Centre for the History of Science, Technology and Medicine (CHSTM)
University of Manchester
Seminar, Tuesday 3 March, 16:00-17:30
Room 2.57, Simon Building, Brunswick Street, Manchester, M13 9PL
https://goo.gl/maps/RTFk4
Performing Proficiency: Psychological Experiments on Man-Machine Systems in the United States, 1950-1965
Dr. Marcia Holmes (Birkbeck, University of London)

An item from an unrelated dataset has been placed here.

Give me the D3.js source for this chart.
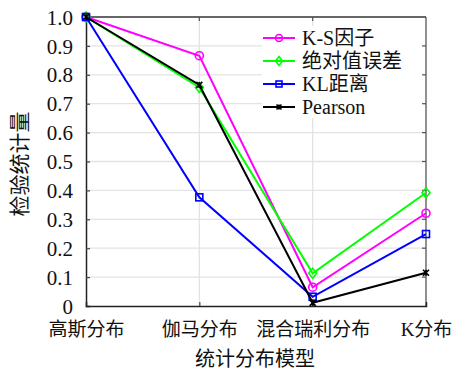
<!DOCTYPE html>
<html>
<head>
<meta charset="utf-8">
<script src="https://cdn.jsdelivr.net/npm/d3@7"></script>
<style>
  body { margin: 0; background: #fff; }
  text { font-family: "Liberation Serif", "DejaVu Serif", "Noto Sans CJK SC", serif; fill: #111; }
</style>
</head>
<body>
<div id="chart"></div>
<script>
var svgWidth = 456;
var svgHeight = 369;

var margin = { top: 17, right: 30, bottom: 63, left: 86 };
var width = svgWidth - margin.left - margin.right;
var height = svgHeight - margin.top - margin.bottom;

// data
var categories = ["高斯分布", "伽马分布", "混合瑞利分布", "K分布"];
var seriesNames = ["K-S因子", "绝对值误差", "KL距离", "Pearson"];
var ksValues = [1.0, 0.866, 0.065, 0.321];
var absValues = [1.0, 0.756, 0.113, 0.392];
var klValues = [1.0, 0.376, 0.032, 0.249];
var pearsonValues = [1.0, 0.765, 0.011, 0.115];
var yTicks = [0, 0.1, 0.2, 0.3, 0.4, 0.5, 0.6, 0.7, 0.8, 0.9, 1.0];

var series = [
  { name: seriesNames[0], values: ksValues, color: "#ff00ff", marker: "circle" },
  { name: seriesNames[1], values: absValues, color: "#00ff00", marker: "diamond" },
  { name: seriesNames[2], values: klValues, color: "#0000ff", marker: "square" },
  { name: seriesNames[3], values: pearsonValues, color: "#000000", marker: "star" }
];

var svg = d3.select("#chart")
  .append("svg")
  .attr("width", svgWidth)
  .attr("height", svgHeight);

var chartGroup = svg.append("g")
  .attr("transform", `translate(${margin.left}, ${margin.top})`);

var xScale = d3.scalePoint()
  .domain(categories)
  .range([0, width]);

var yScale = d3.scaleLinear()
  .domain([0, 1])
  .range([height, 0]);

// grid lines
chartGroup.append("g")
  .selectAll("line")
  .data(yTicks.slice(1, -1))
  .enter()
  .append("line")
  .attr("x1", 0)
  .attr("x2", width)
  .attr("y1", d => yScale(d))
  .attr("y2", d => yScale(d))
  .attr("stroke", "#e3e3e3")
  .attr("stroke-width", 1.3);

chartGroup.append("g")
  .selectAll("line")
  .data(categories.slice(1, -1))
  .enter()
  .append("line")
  .attr("x1", d => xScale(d))
  .attr("x2", d => xScale(d))
  .attr("y1", 0)
  .attr("y2", height)
  .attr("stroke", "#e3e3e3")
  .attr("stroke-width", 1.3);

// legend background covers the grid
var legendX = 176, legendY = 9;
chartGroup.append("rect")
  .attr("x", legendX)
  .attr("y", legendY)
  .attr("width", width - legendX - 1)
  .attr("height", 92)
  .attr("fill", "#fff");

// frame: top and right
chartGroup.append("line")
  .attr("x1", 0).attr("x2", width).attr("y1", 0).attr("y2", 0)
  .attr("stroke", "#333").attr("stroke-width", 1.3);
chartGroup.append("line")
  .attr("x1", width).attr("x2", width).attr("y1", 0).attr("y2", height)
  .attr("stroke", "#555").attr("stroke-width", 1.3);

// inner ticks on right and top
chartGroup.append("g")
  .selectAll("line")
  .data(yTicks.slice(1, -1))
  .enter()
  .append("line")
  .attr("x1", width - 4).attr("x2", width)
  .attr("y1", d => yScale(d)).attr("y2", d => yScale(d))
  .attr("stroke", "#555").attr("stroke-width", 1.2);

chartGroup.append("g")
  .selectAll("line")
  .data(categories.slice(1, -1))
  .enter()
  .append("line")
  .attr("x1", d => xScale(d)).attr("x2", d => xScale(d))
  .attr("y1", 0).attr("y2", 4)
  .attr("stroke", "#555").attr("stroke-width", 1.2);

// axes
var leftAxis = d3.axisLeft(yScale)
  .tickValues(yTicks)
  .tickSize(-4)
  .tickPadding(13)
  .tickFormat(d => d === 0 ? "0" : d3.format(".1f")(d));

var bottomAxis = d3.axisBottom(xScale)
  .tickSize(-4)
  .tickPadding(13);

var yAxisG = chartGroup.append("g").call(leftAxis);
var xAxisG = chartGroup.append("g")
  .attr("transform", `translate(0, ${height})`)
  .call(bottomAxis);

[yAxisG, xAxisG].forEach(function(g) {
  g.select(".domain").attr("stroke", "#222").attr("stroke-width", 1.5);
  g.selectAll(".tick line").attr("stroke", "#444").attr("stroke-width", 1.2);
  g.selectAll(".tick text").attr("fill", "#111").attr("font-family", "'Liberation Serif', 'Noto Sans CJK SC', serif");
});
yAxisG.selectAll(".tick text").attr("font-size", 21).attr("dy", "0.34em");
xAxisG.selectAll(".tick text").attr("font-size", 19).attr("dy", "0.9em");
// hide ticks at the corners
yAxisG.selectAll(".tick line").filter(d => d === 0 || d === 1).remove();
xAxisG.selectAll(".tick line").filter((d, i) => i === 0 || i === categories.length - 1).remove();

// markers
function drawMarker(g, type, color, size) {
  if (type === "circle") {
    g.append("circle").attr("r", size).attr("fill", "none")
      .attr("stroke", color).attr("stroke-width", 1.6);
  } else if (type === "diamond") {
    g.append("path")
      .attr("d", `M0,${-size - 1}L${size},0L0,${size + 1}L${-size},0Z`)
      .attr("fill", "none").attr("stroke", color).attr("stroke-width", 1.6);
  } else if (type === "square") {
    g.append("rect").attr("x", -size + 0.5).attr("y", -size + 0.5)
      .attr("width", 2 * size - 1).attr("height", 2 * size - 1)
      .attr("fill", "none").attr("stroke", color).attr("stroke-width", 1.6);
  } else {
    var s = size - 1;
    g.append("path")
      .attr("d", `M${-s},${-s}L${s},${s}M${-s},${s}L${s},${-s}M0,${-s}L0,${s}`)
      .attr("stroke", color).attr("stroke-width", 1.6);
  }
}

var line = d3.line()
  .x((d, i) => xScale(categories[i]))
  .y(d => yScale(d));

series.forEach(function(s) {
  chartGroup.append("path")
    .datum(s.values)
    .attr("d", line)
    .attr("fill", "none")
    .attr("stroke", s.color)
    .attr("stroke-width", 2);
  s.values.forEach(function(v, i) {
    var g = chartGroup.append("g")
      .attr("transform", `translate(${xScale(categories[i])}, ${yScale(v)})`);
    drawMarker(g, s.marker, s.color, 4);
  });
});

// legend
var legend = chartGroup.append("g")
  .attr("transform", `translate(${legendX}, ${legendY})`);
series.forEach(function(s, i) {
  var y = 12 + i * 23;
  legend.append("line")
    .attr("x1", 1).attr("x2", 33)
    .attr("y1", y).attr("y2", y)
    .attr("stroke", s.color).attr("stroke-width", 2);
  var g = legend.append("g").attr("transform", `translate(17, ${y})`);
  drawMarker(g, s.marker, s.color, 3.5);
  legend.append("text")
    .attr("x", 40)
    .attr("y", y)
    .attr("dy", "0.35em")
    .attr("font-size", 20)
    .text(s.name);
});

// axis titles
svg.append("text")
  .attr("x", 255)
  .attr("y", 366)
  .attr("text-anchor", "middle")
  .attr("font-size", 20)
  .text("统计分布模型");

svg.append("text")
  .attr("transform", "translate(27, 164) rotate(-90)")
  .attr("text-anchor", "middle")
  .attr("font-size", 21)
  .text("检验统计量");
</script>
</body>
</html>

Historians have traced the 'Cognitive Revolution' in American psychology—and its defining metaphor of the mind as information processor—to World War II, when the Allied Forces' victory appeared to rest on their servicemen's ability to operate complex machines such as radar, sonar, anti-aircraft gunnery, and high-speed airplanes. The problems of matching men's abilities to the design of military technology not only laid ground for the theorization of cognition and information processing; it also motivated the field of applied psychological research known as human factors engineering. In the early years of the Cold War, human factors engineering expanded beyond the study of individual human-machine interactions to become a science of 'man-machine systems.' In doing so, it pioneered a form of behavioral experiment that, with assistance from interdisciplinary teams of researchers, computers and generous military support, could simulate in real-time the sociotechnical systems of air defense, air traffic control, and logistics networks. I will argue that interpreting these simulations of man-machine systems through a cognitive or cybernetic lens, as some historians have done, misses their more direct contemporary significance. For the behavioral scientists conducting these experiments, the use of simulations promised to resolve thorny epistemic problems in the study of human-machine interactions. Moreover, these experiments offered a performative space for exploring liberal-democratic sociability within the Cold War's increasingly regimented networks of military command and control. I will argue that recognizing these previously misunderstood aspects of man-machine systems experiments sheds new light on the history of human factors engineering, and the political and epistemological stakes of the Cognitive Revolution in American psychology.
All are welcome and please feel free to pass this announcement on to interested colleagues.